To do: Repeat every line of the listing below exactly, minus the pictures.

------ Data provided

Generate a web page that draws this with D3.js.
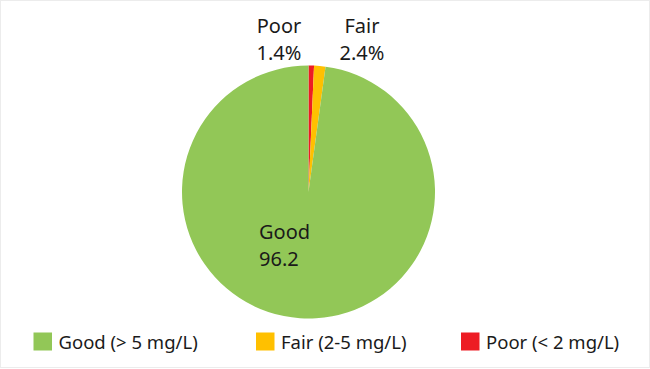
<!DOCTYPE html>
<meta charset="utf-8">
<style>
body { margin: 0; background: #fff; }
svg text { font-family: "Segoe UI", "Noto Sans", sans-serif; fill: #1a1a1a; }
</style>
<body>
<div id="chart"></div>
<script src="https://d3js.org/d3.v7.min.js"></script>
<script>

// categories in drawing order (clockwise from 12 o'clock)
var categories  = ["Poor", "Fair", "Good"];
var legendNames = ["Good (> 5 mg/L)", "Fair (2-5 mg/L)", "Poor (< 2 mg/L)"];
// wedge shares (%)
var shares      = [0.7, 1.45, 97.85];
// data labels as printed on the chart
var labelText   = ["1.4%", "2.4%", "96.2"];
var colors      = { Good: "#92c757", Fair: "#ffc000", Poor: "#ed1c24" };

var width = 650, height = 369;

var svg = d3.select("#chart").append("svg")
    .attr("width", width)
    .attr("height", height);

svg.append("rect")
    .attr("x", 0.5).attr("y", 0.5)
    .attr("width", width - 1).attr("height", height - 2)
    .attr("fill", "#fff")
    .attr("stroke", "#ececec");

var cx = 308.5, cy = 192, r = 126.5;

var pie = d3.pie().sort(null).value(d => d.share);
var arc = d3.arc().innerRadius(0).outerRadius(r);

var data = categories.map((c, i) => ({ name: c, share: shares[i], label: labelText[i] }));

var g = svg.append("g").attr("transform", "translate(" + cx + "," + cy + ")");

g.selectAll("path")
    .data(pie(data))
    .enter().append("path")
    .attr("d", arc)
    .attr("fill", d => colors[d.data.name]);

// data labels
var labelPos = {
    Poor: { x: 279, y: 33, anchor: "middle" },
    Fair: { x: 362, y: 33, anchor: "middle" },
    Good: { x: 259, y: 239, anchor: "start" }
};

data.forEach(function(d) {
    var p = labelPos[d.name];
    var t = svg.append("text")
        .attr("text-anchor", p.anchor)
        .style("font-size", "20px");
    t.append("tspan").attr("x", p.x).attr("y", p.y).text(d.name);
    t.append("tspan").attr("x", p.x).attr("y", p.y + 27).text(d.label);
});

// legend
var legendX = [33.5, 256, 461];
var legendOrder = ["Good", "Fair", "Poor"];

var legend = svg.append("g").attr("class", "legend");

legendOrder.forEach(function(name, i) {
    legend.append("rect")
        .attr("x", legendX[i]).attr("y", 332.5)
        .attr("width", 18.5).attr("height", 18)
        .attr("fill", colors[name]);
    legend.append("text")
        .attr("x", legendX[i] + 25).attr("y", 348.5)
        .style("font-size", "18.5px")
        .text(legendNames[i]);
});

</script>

------------

Written reply:
Generate a web page that draws this with D3.js.
<!DOCTYPE html>
<meta charset="utf-8">
<style>
body { margin: 0; background: #fff; }
svg text { font-family: "Segoe UI", "Noto Sans", sans-serif; fill: #1a1a1a; }
</style>
<body>
<div id="chart"></div>
<script src="https://d3js.org/d3.v7.min.js"></script>
<script>

// categories in drawing order (clockwise from 12 o'clock)
var categories  = ["Poor", "Fair", "Good"];
var legendNames = ["Good (> 5 mg/L)", "Fair (2-5 mg/L)", "Poor (< 2 mg/L)"];
// wedge shares (%)
var shares      = [0.7, 1.45, 97.85];
// data labels as printed on the chart
var labelText   = ["1.4%", "2.4%", "96.2"];
var colors      = { Good: "#92c757", Fair: "#ffc000", Poor: "#ed1c24" };

var width = 650, height = 369;

var svg = d3.select("#chart").append("svg")
    .attr("width", width)
    .attr("height", height);

svg.append("rect")
    .attr("x", 0.5).attr("y", 0.5)
    .attr("width", width - 1).attr("height", height - 2)
    .attr("fill", "#fff")
    .attr("stroke", "#ececec");

var cx = 308.5, cy = 192, r = 126.5;

var pie = d3.pie().sort(null).value(d => d.share);
var arc = d3.arc().innerRadius(0).outerRadius(r);

var data = categories.map((c, i) => ({ name: c, share: shares[i], label: labelText[i] }));

var g = svg.append("g").attr("transform", "translate(" + cx + "," + cy + ")");

g.selectAll("path")
    .data(pie(data))
    .enter().append("path")
    .attr("d", arc)
    .attr("fill", d => colors[d.data.name]);

// data labels
var labelPos = {
    Poor: { x: 279, y: 33, anchor: "middle" },
    Fair: { x: 362, y: 33, anchor: "middle" },
    Good: { x: 259, y: 239, anchor: "start" }
};

data.forEach(function(d) {
    var p = labelPos[d.name];
    var t = svg.append("text")
        .attr("text-anchor", p.anchor)
        .style("font-size", "20px");
    t.append("tspan").attr("x", p.x).attr("y", p.y).text(d.name);
    t.append("tspan").attr("x", p.x).attr("y", p.y + 27).text(d.label);
});

// legend
var legendX = [33.5, 256, 461];
var legendOrder = ["Good", "Fair", "Poor"];

var legend = svg.append("g").attr("class", "legend");

legendOrder.forEach(function(name, i) {
    legend.append("rect")
        .attr("x", legendX[i]).attr("y", 332.5)
        .attr("width", 18.5).attr("height", 18)
        .attr("fill", colors[name]);
    legend.append("text")
        .attr("x", legendX[i] + 25).attr("y", 348.5)
        .style("font-size", "18.5px")
        .text(legendNames[i]);
});

</script>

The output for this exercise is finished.